Les citoyens désarmés 

‘Donner le pouvoir au peuple’ a une double signification : accorder un éventail plus large de pratiques du pouvoir aux citoyens ou mieux défendre les intérêts des plus démunis. Les mouvements de protestations sont à la rencontre de ces deux interprétations (gilets jaunes, taxe sur la communication au Liban, augmentation du prix des transports publics au Chili…) et constituent l’une des seules pratiques démocratiques qui restent aux citoyens.

En effet, selon l’auteur, si on pense aux origines de la démocratie en France, on se rend bien compte que le pouvoir du peuple n’a pas été imaginé au-delà de sa délégation à des représentants. Les élites intellectuelles avaient peur des masses, de leur nombre comme de leur prétendue manipulation, et ont limité l’implication citoyenne à une participation périodique. L’imaginaire démocratique s’est ainsi réduit au domaine électoral, et seuls les mouvements de protestations tentent de fragiliser cette certitude. 

 

Construire le gouvernement du peuple

Toutefois, Samuel Hayat pense que la souveraineté populaire porte ses propres limites (tyrannie unique ou de la majorité, discriminations, etc.) et que c’est en reconnaissant et en trouvant des solutions à ces limites que l’on peut commencer à envisager le gouvernement du peuple. 

Dans un premier temps, il propose un modèle dans lequel le pouvoir législatif appartiendrait aux citoyens “ordinaires”, hermétiques aux discours médiatiques et politiques concernant l’exercice de leur fonction (fabrique, application et sanction de la loi). De la même manière, l’auteur pense que ce principe devrait s’appliquer au niveau politique par des mesures de démocratie participative pour lutter contre l’absolution du pouvoir.

 

Sortir d’un système de domination

Dans un second temps, Samuel Hayat suggère d’organiser démocratiquement la division du peuple. Il dénonce un système de gouvernement où le choix des citoyens est limité à la légitimité du sage, du riche ou du puissant à gouverner et où la mobilisation contre ce système a été instrumentalisée par les partis politiques pour accéder au pouvoir. Un gouvernement qui repose sur l’opinion changeante de la majorité nécessiterait alors d’être remplacé par une démocratie réelle, au sein de laquelle les citoyens seraient dissociés du partisanat (qui concentre les passions sur un clivage droit/ gauche plutôt que riches/ démunis) et associés directement à l’exercice du pouvoir.
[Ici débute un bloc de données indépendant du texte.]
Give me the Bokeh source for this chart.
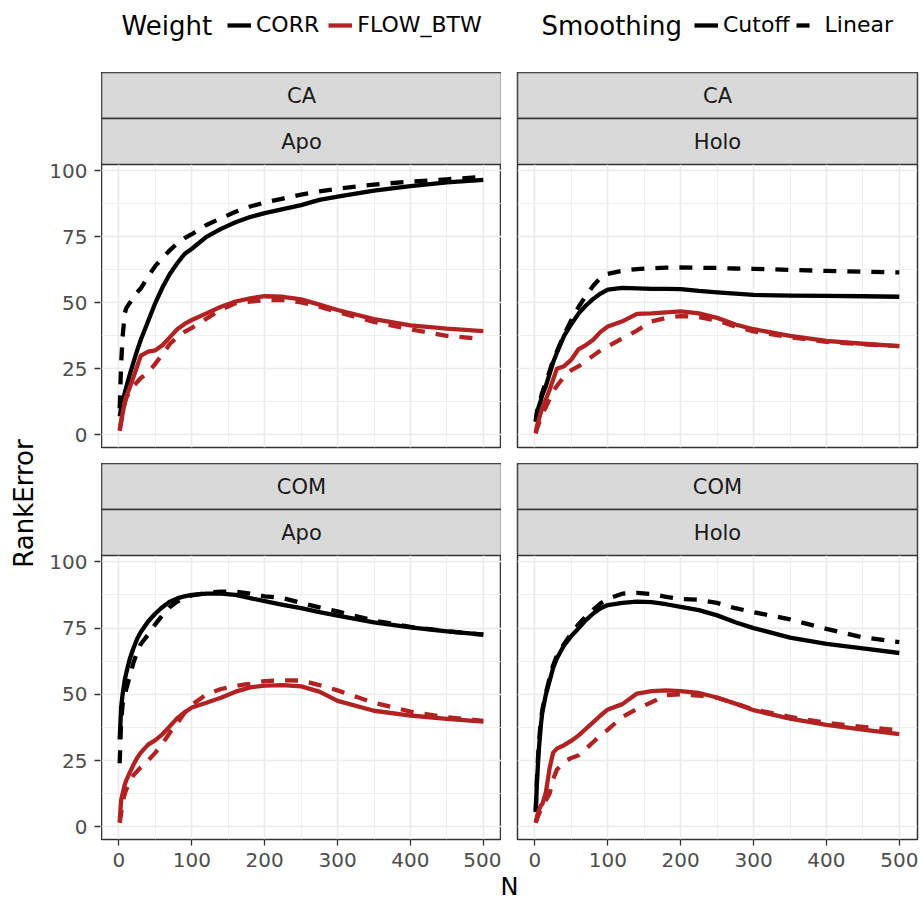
from math import pi
from bokeh.plotting import figure
from bokeh.layouts import column, row
from bokeh.models import Range1d, LinearAxis, FixedTicker, Legend, LegendItem, Label
from bokeh.embed import file_html
from bokeh.resources import INLINE
from bokeh.core.properties import value

FONT = "DejaVu Sans"

# ---------------- data ----------------
n_values = [1, 3, 5, 8, 10, 15, 20, 25, 30, 40, 50, 60, 70, 80, 90, 100,
            120, 140, 160, 180, 200, 225, 250, 275, 300, 350, 400, 450, 500]

ca_apo_corr_cutoff = [7, 10, 12.5, 16, 18, 23, 27.5, 32, 36, 43, 50, 56, 61, 65, 68.5, 70.5,
                      75, 78, 80.5, 82.5, 84, 85.5, 87, 89, 90.2, 92.5, 94.2, 95.6, 96.6]
ca_apo_corr_linear = [10, 27, 37, 46, 48, 50, 52, 54, 55.5, 60, 64, 67, 70, 72.5, 74.5, 76,
                      79.5, 82, 84.5, 86.5, 88, 89.5, 91, 92.2, 93.2, 94.8, 95.9, 96.8, 97.7]
ca_apo_flow_cutoff = [1.5, 5, 8, 12.5, 14.5, 18, 22, 26, 30, 31.5, 32, 34, 37, 40, 42, 43.5,
                      46, 48.5, 50.5, 51.7, 52.5, 52.3, 51.3, 49.3, 47.3, 43.8, 41.5, 40.2, 39.3]
ca_apo_flow_linear = [2, 5, 8, 12, 14, 16.5, 18.5, 20, 21.5, 23.5, 27, 30.5, 34.5, 37, 39, 40.5,
                      44, 47.5, 49.8, 50.5, 51, 51, 50.2, 48.5, 46.5, 42.8, 40, 37.5, 36.3]

ca_holo_corr_cutoff = [5, 8.8, 10.5, 13, 15, 18.5, 23, 27.5, 31, 37.5, 42, 46, 49, 51.5, 53.5, 55,
                       55.7, 55.5, 55.3, 55.3, 55.2, 54.5, 54, 53.5, 53, 52.7, 52.6, 52.5, 52.3]
ca_holo_corr_linear = [5, 8.8, 11, 14, 16, 20, 24, 28.5, 31.5, 38, 43.5, 48.5, 52.7, 56.5, 59.5, 61,
                       62.2, 62.8, 63.1, 63.3, 63.4, 63.3, 63.2, 63, 62.9, 62.5, 62.1, 61.8, 61.5]
ca_holo_flow_cutoff = [1, 3.5, 5.5, 8.5, 10, 13.5, 17, 21, 25, 26, 28.5, 32.5, 34, 36, 39, 41,
                       43, 45.8, 46, 46.4, 46.8, 46, 44.3, 41.8, 40, 37.5, 35.6, 34.5, 33.6]
ca_holo_flow_linear = [0.5, 2.5, 4, 6.5, 8, 10.5, 13.5, 16.5, 18.5, 22, 24.5, 26, 28, 30, 32, 33.5,
                       36.5, 39.5, 43, 44.3, 45, 44.6, 43.3, 41, 39.2, 37, 35.2, 34.3, 33.6]

com_apo_corr_cutoff = [33, 45, 50, 55.5, 58, 63.5, 67.5, 71, 73.5, 77.5, 80.5, 83, 85, 86.2, 87, 87.5,
                       88, 88, 87.5, 86.3, 85.2, 83.8, 82.5, 81, 79.7, 77.2, 75.3, 73.8, 72.5]
com_apo_corr_linear = [24, 40, 46, 50, 52, 57, 62, 66, 69, 72.5, 76.5, 80, 83, 85, 86.5, 87.3,
                       88.3, 88.8, 88.8, 88, 87, 86.3, 84.5, 82.8, 81.3, 77.8, 75.5, 73.8, 72.5]
com_apo_flow_cutoff = [2, 10, 12.5, 16, 17.5, 20.5, 23.5, 26, 28, 31, 32.7, 35, 38, 41, 43.2, 45,
                       46.8, 48.7, 51, 52.6, 53.3, 53.5, 53, 51, 47.5, 43.8, 42, 40.7, 39.7]
com_apo_flow_linear = [1.5, 5, 9, 12.5, 14, 17, 19.5, 21, 22.5, 25, 28, 31.5, 35.6, 39, 43, 46,
                       50, 52, 53.2, 54, 55, 55.3, 55.2, 53.5, 51.5, 46.8, 43.5, 41.3, 40]

com_holo_corr_cutoff = [5.5, 18, 28, 38, 43, 50, 55, 60, 63.5, 68.5, 72, 75, 78, 80.5, 82.5, 83.7,
                        84.5, 85, 84.8, 84, 83, 81.8, 79.8, 77.2, 75, 71.4, 69, 67.3, 65.6]
com_holo_corr_linear = [6, 20, 30, 40, 44, 50.5, 56, 61, 64.5, 69, 73, 76.5, 79.5, 82, 84.3, 86,
                        88, 88.3, 87.8, 86.8, 86, 85.7, 84.5, 82.5, 81, 78.3, 74.7, 71.5, 69.7]
com_holo_flow_cutoff = [1.5, 4, 6, 8, 8.5, 13, 22, 28, 29.5, 30.8, 32.5, 34.5, 37, 39.5, 42, 44.3,
                        46.3, 50.3, 51.2, 51.5, 51.2, 50.5, 48.8, 46.5, 44, 40.8, 38.5, 36.7, 35]
com_holo_flow_linear = [1.5, 3, 4.5, 6.5, 7.5, 10, 12.5, 18, 21.5, 24.5, 26, 27, 29.5, 32, 34.5, 36.7,
                        41.5, 44.5, 47, 49.7, 50, 49.5, 48.7, 46.5, 44.3, 41.5, 39.2, 37.7, 36.4]

x_ticks = [0, 100, 200, 300, 400, 500]
x_minor = [50, 150, 250, 350, 450]
y_ticks = [0, 25, 50, 75, 100]
y_minor = [12.5, 37.5, 62.5, 87.5]

row_levels = ["CA", "COM"]
col_levels = ["Apo", "Holo"]
weights = ["CORR", "FLOW_BTW"]
smoothings = ["Cutoff", "Linear"]

weight_colors = {"CORR": "#000000", "FLOW_BTW": "#B22222"}
smoothing_dash = {"Cutoff": "solid", "Linear": "13 11"}

series = {
    ("CA", "Apo"): {("CORR", "Cutoff"): ca_apo_corr_cutoff, ("CORR", "Linear"): ca_apo_corr_linear,
                    ("FLOW_BTW", "Cutoff"): ca_apo_flow_cutoff, ("FLOW_BTW", "Linear"): ca_apo_flow_linear},
    ("CA", "Holo"): {("CORR", "Cutoff"): ca_holo_corr_cutoff, ("CORR", "Linear"): ca_holo_corr_linear,
                     ("FLOW_BTW", "Cutoff"): ca_holo_flow_cutoff, ("FLOW_BTW", "Linear"): ca_holo_flow_linear},
    ("COM", "Apo"): {("CORR", "Cutoff"): com_apo_corr_cutoff, ("CORR", "Linear"): com_apo_corr_linear,
                     ("FLOW_BTW", "Cutoff"): com_apo_flow_cutoff, ("FLOW_BTW", "Linear"): com_apo_flow_linear},
    ("COM", "Holo"): {("CORR", "Cutoff"): com_holo_corr_cutoff, ("CORR", "Linear"): com_holo_corr_linear,
                      ("FLOW_BTW", "Cutoff"): com_holo_flow_cutoff, ("FLOW_BTW", "Linear"): com_holo_flow_linear},
}

# ---------------- layout constants ----------------
TOTAL_W = 920
YLAB_W = 39
AXIS_W = 61
GAP = 16
RIGHT_PAD = 4
FRAME_W = 400
STRIP_H = 92
LEGEND_H = 72
TOP_FRAME_H = 283
BOT_FRAME_H = 284
BOT_AXIS_H = 33
XLAB_H = 30
BORDER = "#333333"
LINE_W = 4.3
LINE_LEFT = [0, GAP]
LINE_RIGHT = [0, RIGHT_PAD]
X_RANGE = (-23.95, 524.95)
Y_RANGE = (-4.8, 102.4)


def base_fig(width_frame, height_frame, xr, yr, left, bottom=0, right=0, top=0):
    f = figure(frame_width=width_frame, frame_height=height_frame, x_range=xr, y_range=yr,
               x_axis_location=None, y_axis_location=None, toolbar_location=None,
               output_backend="svg", min_border_left=left, min_border_right=right,
               min_border_top=top, min_border_bottom=bottom)
    f.background_fill_color = "white"
    f.border_fill_color = "white"
    f.outline_line_color = None
    return f


def style_axis(ax, standoff):
    ax.axis_line_color = None
    ax.major_tick_line_color = BORDER
    ax.major_tick_line_width = 1.3
    ax.major_tick_out = 6
    ax.major_tick_in = 0
    ax.minor_tick_line_color = None
    ax.major_label_text_font = FONT
    ax.major_label_text_font_size = "20px"
    ax.major_label_text_color = "#4D4D4D"
    ax.major_label_standoff = standoff


def make_strip(top_txt, bottom_txt, c):
    s = base_fig(FRAME_W, STRIP_H, Range1d(0, 1), Range1d(0, 2), LINE_LEFT[c], right=LINE_RIGHT[c])
    s.grid.visible = False
    s.quad(left=[0, 0], right=[1, 1], bottom=[1, 0], top=[2, 1],
           fill_color="#D9D9D9", line_color=BORDER, line_width=1.5)
    s.text(x=[0.5, 0.5], y=[1.5, 0.5], text=[top_txt, bottom_txt],
           text_align="center", text_baseline="middle", text_font=value(FONT),
           text_font_size="21px", text_color="#1A1A1A")
    s.outline_line_color = BORDER
    s.outline_line_width = 1.5
    return s


def make_panel(r, c):
    fh = TOP_FRAME_H if r == 0 else BOT_FRAME_H
    p = base_fig(FRAME_W, fh, Range1d(*X_RANGE), Range1d(*Y_RANGE),
                 LINE_LEFT[c], bottom=GAP if r == 0 else BOT_AXIS_H, right=LINE_RIGHT[c])
    p.outline_line_color = BORDER
    p.outline_line_width = 1.5
    p.xgrid.ticker = FixedTicker(ticks=x_ticks, minor_ticks=x_minor)
    p.ygrid.ticker = FixedTicker(ticks=y_ticks, minor_ticks=y_minor)
    for g in (p.xgrid, p.ygrid):
        g.grid_line_color = "#EBEBEB"
        g.grid_line_width = 1.6
        g.minor_grid_line_color = "#EBEBEB"
        g.minor_grid_line_width = 0.8

    if r == 1:
        xa = LinearAxis(ticker=FixedTicker(ticks=x_ticks))
        style_axis(xa, 7)
        p.add_layout(xa, "below")

    data = series[(row_levels[r], col_levels[c])]
    for w in weights:
        for sm in smoothings:
            p.line(n_values, data[(w, sm)], line_color=weight_colors[w],
                   line_width=LINE_W, line_dash=smoothing_dash[sm], line_join="round")
    return p


def make_yaxis_fig(r):
    fh = TOP_FRAME_H if r == 0 else BOT_FRAME_H
    a = base_fig(1, fh, Range1d(0, 1), Range1d(*Y_RANGE), AXIS_W,
                 bottom=GAP if r == 0 else BOT_AXIS_H, top=STRIP_H)
    a.grid.visible = False
    ya = LinearAxis(ticker=FixedTicker(ticks=y_ticks))
    style_axis(ya, 7)
    a.add_layout(ya, "left")
    return a


columns = []
for c in range(2):
    kids = []
    for r in range(2):
        kids.append(make_strip(row_levels[r], col_levels[c], c))
        kids.append(make_panel(r, c))
    columns.append(column(*kids, spacing=0))

axis_col = column(make_yaxis_fig(0), make_yaxis_fig(1), spacing=0)

# y-axis title (centred on the panel area, ref y ~503)
panels_h = 2 * STRIP_H + TOP_FRAME_H + GAP + BOT_FRAME_H
ylab = base_fig(YLAB_W, panels_h, Range1d(0, YLAB_W), Range1d(0, panels_h), 0)
ylab.grid.visible = False
ylab.add_layout(Label(x=23.5, y=(LEGEND_H + panels_h) - 503, text="RankError", angle=pi / 2,
                      text_align="center", text_baseline="middle", text_font=FONT,
                      text_font_size="26px", text_color="#000000"))

# x-axis title
xlab = base_fig(TOTAL_W, XLAB_H, Range1d(0, TOTAL_W), Range1d(0, XLAB_H), 0)
xlab.grid.visible = False
xlab.add_layout(Label(x=509, y=15.5, text="N", text_align="center", text_baseline="middle",
                      text_font=FONT, text_font_size="24px", text_color="#000000"))

# legend strip
LEG_Y = LEGEND_H - 25
lg = base_fig(TOTAL_W, LEGEND_H, Range1d(0, TOTAL_W), Range1d(0, LEGEND_H), 0)
lg.grid.visible = False
lg.add_layout(Label(x=121, y=LEG_Y, text="Weight", text_align="left",
                    text_baseline="middle", text_font=FONT, text_font_size="26px",
                    text_color="#000000"))
lg.add_layout(Label(x=541, y=LEG_Y, text="Smoothing", text_align="left",
                    text_baseline="middle", text_font=FONT, text_font_size="26px",
                    text_color="#000000"))

nan = float("nan")
w_items = []
for w in weights:
    rr = lg.line([nan], [nan], line_color=weight_colors[w], line_width=LINE_W)
    w_items.append(LegendItem(label=w, renderers=[rr]))
s_items = []
for sm in smoothings:
    rr = lg.line([nan], [nan], line_color="#000000", line_width=LINE_W, line_dash=smoothing_dash[sm])
    s_items.append(LegendItem(label=sm, renderers=[rr]))


def make_legend(items, x, spacing):
    return Legend(items=items, orientation="horizontal", location=(x, LEG_Y - 12),
                  glyph_width=24, glyph_height=24, label_height=24, label_standoff=5,
                  spacing=spacing, padding=0, margin=0, border_line_color=None,
                  background_fill_alpha=0, label_text_font=FONT, label_text_font_size="22px",
                  label_text_color="#000000")


lg.add_layout(make_legend(w_items, 227, 9))
lg.add_layout(make_legend(s_items, 694, 6))

layout = column(lg, row(ylab, axis_col, columns[0], columns[1], spacing=0), xlab, spacing=0)

open("out.html", "w").write(file_html(layout, INLINE))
Cet élément est d’autant plus essentiel qu’il permettrait l’intégration (au moins dans les discours) des plus démunis économiquement et culturellement, et qui n’ont actuellement pas l’opportunité de transformer leurs expériences et opinions en un vote. 

Enfin, il s’agirait de définir collectivement un objectif : selon l’auteur, cet objectif est l’égalité et la fin de la domination. Il incombe alors aux citoyens de mettre en œuvre les moyens d’y parvenir et d’être toujours en mesure de se remettre en question.

 

*

À travers cet ouvrage, Samuel Hayat propose des pistes pour les contours d’une démocratie réelle. Il pense que cela devrait commencer par la possibilité pour les citoyens à faire et voter les lois, c’est-à-dire par référendum, mais aussi à contrôler les corps étatiques et à prendre directement des décisions politiques. Ainsi, nous devons à notre tour instrumentaliser la possibilité que nous laisse la démocratie de nous rassembler et refuser collectivement d’être dominés (à l’image des réussites des mouvements noirs, féministes, de libération des minorités, etc.) pour tenter d’aboutir à une démocratie réelle.